Bill Mintz Houston Chronicle

Consumer confidence is up, the jobless rate is down, factories are running near full capacity and U.S. economic output expanded by about 4 percent this year.

Is all that good news going to mean bad news in 1995 and heading into the crucial 1996 election?

Many economists believe the economy will start slowing as early as the spring, as the interest rate increases engineered by the Federal Reserve this year finally put the brakes on the economy’s expansion.

“We think the economy will slow rather abruptly,” said David Wyss, an economist with DRI/McGraw-Hill in Lexington, Mass.

Fixed-rate home mortgages could reach or surpass 10 percent, said Lyle Gramley, a former member of the Federal Reserve Board.

What Federal Reserve Board Chairman Alan Greenspan is trying to do is engineer a “soft landing,” that will slow growth enough to prevent inflation from taking off while allowing economic output to continue to increase.

Greenspan tried the same strategy in 1990, but the economy dipped into a recession. This time, Greenspan acted early - too early for some politicians and economists - and raised short-term interest rates by 2.5 percent during 1994.

Even with higher rates, the economy continued to grow. The Gross Domestic Product, the broadest measure of economic output, increased by a surprising 4 percent during the fall. The Consumer Price Index, a measure of inflation, increased 0.3 percent in November. Prices are up 2.7 percent from November 1993.

Wyss said the longer the economy continues to show strength, the higher the Fed will have to move interest rates and the more likely the economy is to dip into a recession.

“Either inflation is going to get way out of hand or the Fed is going to tighten monetary policy even further,” Gramley said.

“We can’t create another 3.5 million jobs - unemployment is way too low now,” he said. “We can’t continue to see capacity utilization (at factories) continue to grow.”

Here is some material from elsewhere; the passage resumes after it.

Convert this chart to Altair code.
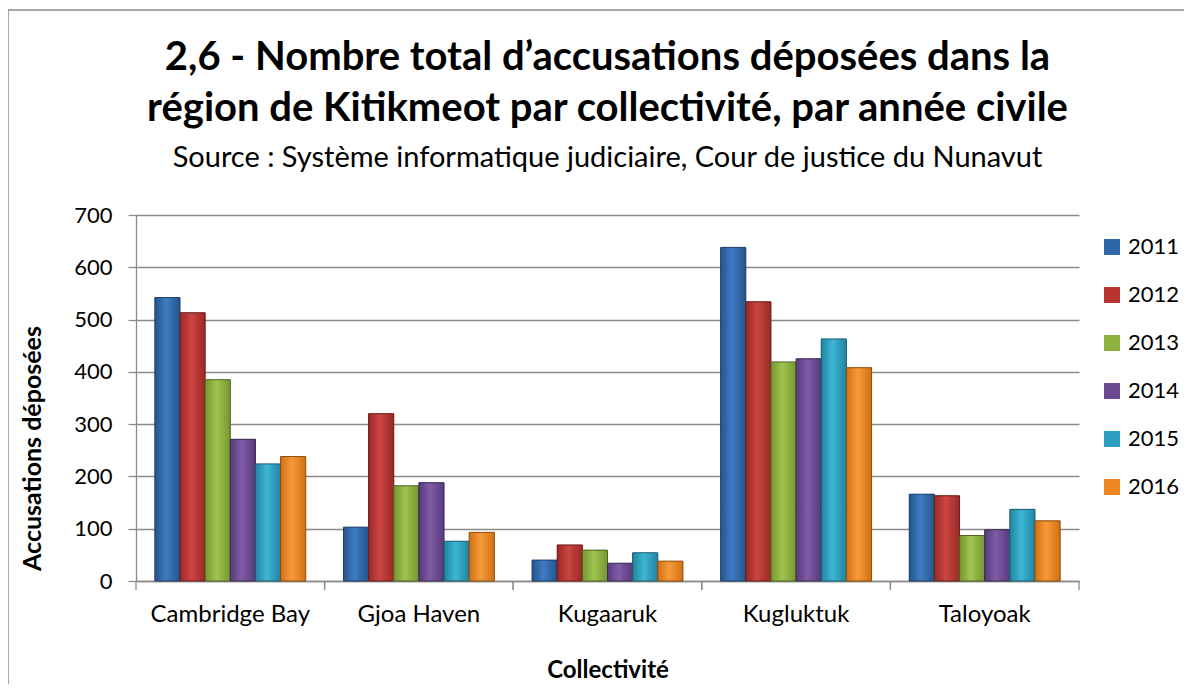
import altair as alt
import pandas as pd

communities = ["Cambridge Bay", "Gjoa Haven", "Kugaaruk", "Kugluktuk", "Taloyoak"]
years = ["2011", "2012", "2013", "2014", "2015", "2016"]
v2011 = [542, 103, 40, 638, 166]
v2012 = [513, 320, 69, 534, 163]
v2013 = [385, 182, 59, 419, 87]
v2014 = [271, 188, 34, 425, 98]
v2015 = [224, 76, 54, 463, 137]
v2016 = [238, 93, 38, 408, 115]
y_ticks = [0, 100, 200, 300, 400, 500, 600, 700]

colors = ["#2F66A8", "#B83330", "#8DB23D", "#6B4A92", "#2B9FC0", "#F0861F"]
light = ["#3E7CC4", "#CC4642", "#A0C451", "#7F5CA8", "#3DB6D6", "#F79A3A"]
dark = ["#25548C", "#9A2826", "#76962F", "#573B7B", "#21849F", "#D27012"]
edges = ["#1F3F66", "#6B1E1C", "#4F6420", "#3E2A55", "#1A5F72", "#8F4E10"]

title_lines = ["2,6 - Nombre total d\u2019accusations déposées dans la",
               "région de Kitikmeot par collectivité, par année civile"]
subtitle = "Source : Système informatique judiciaire, Cour de justice du Nunavut"

rows = []
for yr, vals in zip(years, [v2011, v2012, v2013, v2014, v2015, v2016]):
    for c, v in zip(communities, vals):
        rows.append({"Collectivité": c, "Année": yr, "Accusations": v})
df = pd.DataFrame(rows)

W, H = 943, 366
FONT = "Lato"
GRAY = "#8A8A8A"
STEP = W / len(communities)

xscale = alt.Scale(domain=communities, paddingInner=0.2, paddingOuter=0.1)
x_axis = alt.Axis(labelFont=FONT, labelFontSize=24, labelColor="black",
                  labelPadding=21, ticks=False, domainColor=GRAY, domainWidth=1.3,
                  labelAngle=0, title="Collectivité", titleFont=FONT,
                  titleFontSize=24, titleFontWeight="bold", titleColor="black",
                  titleY=77, titleBaseline="top")
yscale = alt.Scale(domain=[0, 700], nice=False)
y_axis = alt.Axis(values=y_ticks, labelFont=FONT, labelFontSize=22,
                  labelColor="black", labelPadding=16, tickSize=8,
                  tickColor=GRAY, tickWidth=1.3, domainColor=GRAY, domainWidth=1.3,
                  grid=True, gridColor=GRAY, gridWidth=1.3,
                  title="Accusations déposées", titleFont=FONT, titleFontSize=25,
                  titleFontWeight="bold", titleColor="black",
                  titleX=-104, titleY=233, titleAngle=270,
                  titleAlign="center", titleBaseline="middle")
x_enc = alt.X("Collectivité:N", sort=communities, scale=xscale, axis=x_axis)
y_enc = alt.Y("Accusations:Q", scale=yscale, axis=y_axis)
xoff = alt.XOffset("Année:N", sort=years,
                   scale=alt.Scale(domain=years, paddingInner=0, paddingOuter=0))

base = alt.Chart(df).mark_bar(strokeWidth=1).encode(
    x=x_enc, y=y_enc, xOffset=xoff,
    color=alt.Color("Année:N", scale=alt.Scale(domain=years, range=colors),
                    legend=alt.Legend(title="", orient="none", legendX=965, legendY=21,
                                      symbolType="square", symbolSize=256,
                                      symbolStrokeWidth=0, labelFont=FONT,
                                      labelFontSize=22, labelColor="black",
                                      labelOffset=5, rowPadding=26)),
)

grad_layers = []
for i, yr in enumerate(years):
    g = alt.Gradient(gradient="linear", x1=0, x2=1, y1=0, y2=0,
                     stops=[alt.GradientStop(offset=0, color=dark[i]),
                            alt.GradientStop(offset=0.45, color=light[i]),
                            alt.GradientStop(offset=1, color=dark[i])])
    grad_layers.append(
        alt.Chart(df).transform_filter(alt.datum["Année"] == yr)
        .mark_bar(color=g, stroke=edges[i], strokeWidth=1)
        .encode(x=x_enc, y=y_enc, xOffset=xoff)
    )

tick_df = pd.DataFrame({"Collectivité": communities})
ticks0 = alt.Chart(tick_df).mark_rule(color=GRAY, strokeWidth=1.3, xOffset=-0.1 * STEP).encode(
    x=alt.X("Collectivité:N", sort=communities, bandPosition=0, scale=xscale, axis=x_axis),
    y=alt.value(H), y2=alt.value(H + 9))
ticks1 = alt.Chart(tick_df).mark_rule(color=GRAY, strokeWidth=1.3, xOffset=0.1 * STEP).encode(
    x=alt.X("Collectivité:N", sort=communities, bandPosition=1, scale=xscale, axis=x_axis),
    y=alt.value(H), y2=alt.value(H + 9))

border = alt.Chart(alt.Data(values=[{"k": 1}])).mark_rect(
    filled=False, stroke="#8C8C8C", strokeWidth=1.5).encode(
    x=alt.value(-128), x2=alt.value(1100), y=alt.value(-205), y2=alt.value(520))

chart = alt.layer(base, *grad_layers, ticks0, ticks1, border).properties(
    width=W, height=H,
    autosize=alt.AutoSizeParams(type="none"),
    padding={"left": 128, "top": 207, "right": 105, "bottom": 103},
    title=alt.TitleParams(text=title_lines, subtitle=subtitle, anchor="middle",
                          frame="group",
                          font=FONT, fontSize=40, fontWeight="bold", color="black",
                          lineHeight=51, subtitleFont=FONT, subtitleFontSize=29,
                          subtitleColor="black", subtitlePadding=15, offset=-164),
).configure_view(strokeWidth=0)

chart.save("out.html", embed_options={"renderer": "svg", "actions": False})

Unemployment was 5.6 percent in November, down from 7.2 percent a year earlier.

Generally, Fed watchers believe Greenspan wants the economy to grow about 2.5 percent with stable inflation.

Fed watcher David Jones of Aubrey G. Lanston & Co. in New York said he believes the Fed will raise short-term rates two more times in 1995, raising the fed funds rate to about 7 percent. The central bank raised the Fed funds rate - which banks charge each other for money - by three-quarters of a percentage point to 5 1/2 percent in November.

“I think that’s enough to get a soft landing,” he said.

John Silvia, an economist with Kemper Financial in Chicago, said he believes the Fed’s earlier interest rate hikes are circulating through many of the sectors of the economy that are closely linked to the business cycles.

He said the auto industry, which has been booming, as well as other durable goods, are near their peaks. Silvia also said business investment in inventories, new equipment and buildings will slow next year.

“1994 will be shown to be the strongest year of this recovery,” he said.

Gramley said a soft landing probably would have been more achievable if Greenspan and other economists had foreseen the strong growth in 1994.

Wyss said DRI/McGraw-Hill is forecasting that economic growth will slow to a rate of less than 2 percent by the end of 1995, and remain under 2 percent in 1996, the election year.

“I don’t think that looks good for President Clinton,” he said. “Inflation will be low, but growth will be sluggish. It will look to the voters a lot like 1992.”

Still, he said, “Slow growth is a heck of a lot better than a recession.”

Silvia said the Fed may raise interest rates even more if Congress and the Clinton administration agree to cut taxes in 1995 and 1996 but delay spending cuts until 1996 and 1997.